‘Just what is it that makes today’s homes so different, so appealing?’ This is title of the famous Pop Art collage by English artist Richard Hamilton from 1956.
In it we see a body builder, a fashion model, a portrait of an unidentified Victorian man , a ‘young romance’ magazine cover, a hoover ad, a TV and a reel to reel tape recorder.
Hamilton’s image playfully mocks the way in which the saturation of media imagery influences the way we make our lifestyle choices.
Sixty years on, the satire looks fairly mild and humorous rather than disturbing. The world wide web has changed everything. TV and dumb magazine advertisements are the least of our worries.
Nowadays, with the information overload, our minds have become more nimble but the major drawback of all the online zapping is that we are rapidly becoming less capable of the kind of critical thinking that makes us unique individuals.
Nowadays, by the time kids reach 18 it is estimated that will have seen 500 hours of advertising spots while they will have spent just 5 thousand hours reading books.

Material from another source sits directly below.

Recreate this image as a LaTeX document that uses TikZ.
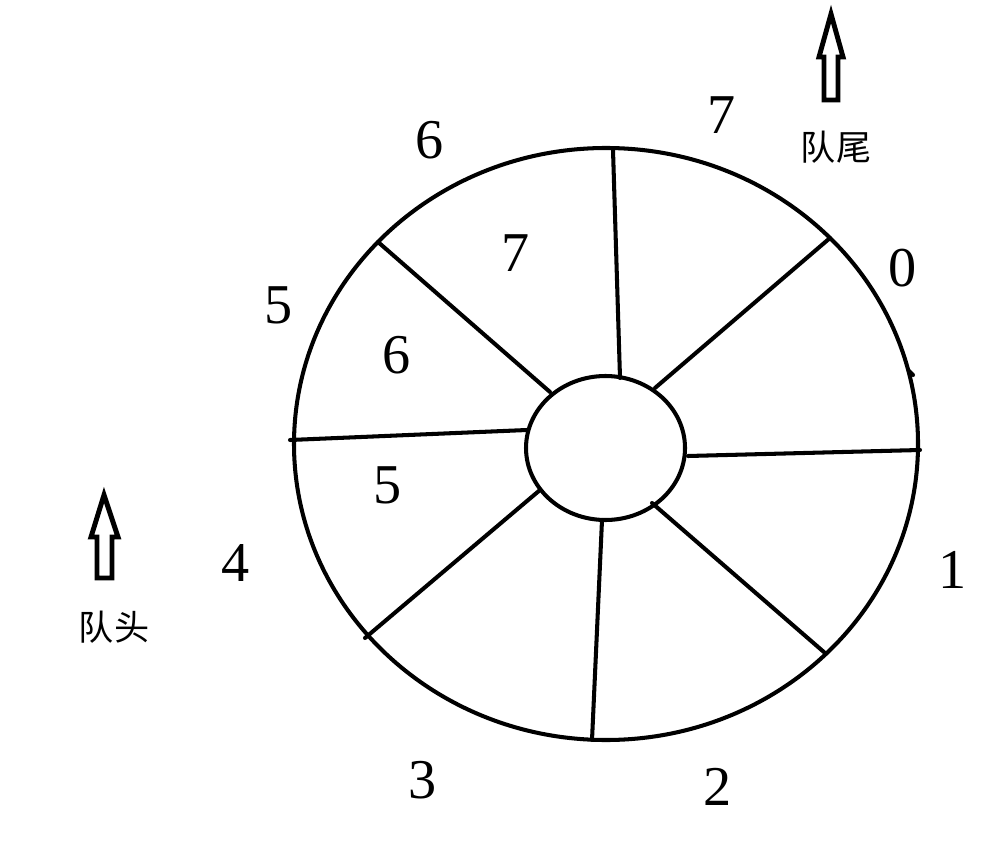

Should we be concerned about this? Derrick de Kerckhove a Canadian born professor and disciple of Marshall McLuhan, thinks so.
The statistics about what he calls the “always-on hyperkids of today” are taken from de Kerckhove’s The Augmented Mind (40k, 2011).
In this short but cogently argued book he details how the rapid transformation of the digital world has re-wired our brains and fundamentally altered our behavior. One consequence of this is that “people are gradually delegating their capacity for imagining things on their own to processes that do their imagining for them”.
The internet is making people more curious yet, paradoxically, more passive too. We want to learn new stuff and be entertained at the same time.
Digital natives habitually think in images, not words, and having all the answers presented to us visually on a screen is very different from working out solutions for oneself in written texts.
De Kerkhove argues that a more active approach to learning is urgently needed: “The young person needs not only to inhabit the words and images, but to see herself as a performer of what she has learned, representing and owning the learning”.
He concludes: “People will keep control of their own lives and destinies as long as they keep reading”, a solution that is as logical as it is improbable. The fall in sales of physical books and the slow demise of public libraries proves that the lure of the regular ‘hit’ of e-knowledge is becoming dominant.
Online, we share, comment, seek followers and ‘friends’ to prove both we exist and are deserving of admiration. Richard Hamilton’s collage title could be therefore reframed for internet users as ‘Just what is it that makes me so different, so appealing?’
The answer, my friend, is floating in the Cloud ….. somewhere in Cyberspace.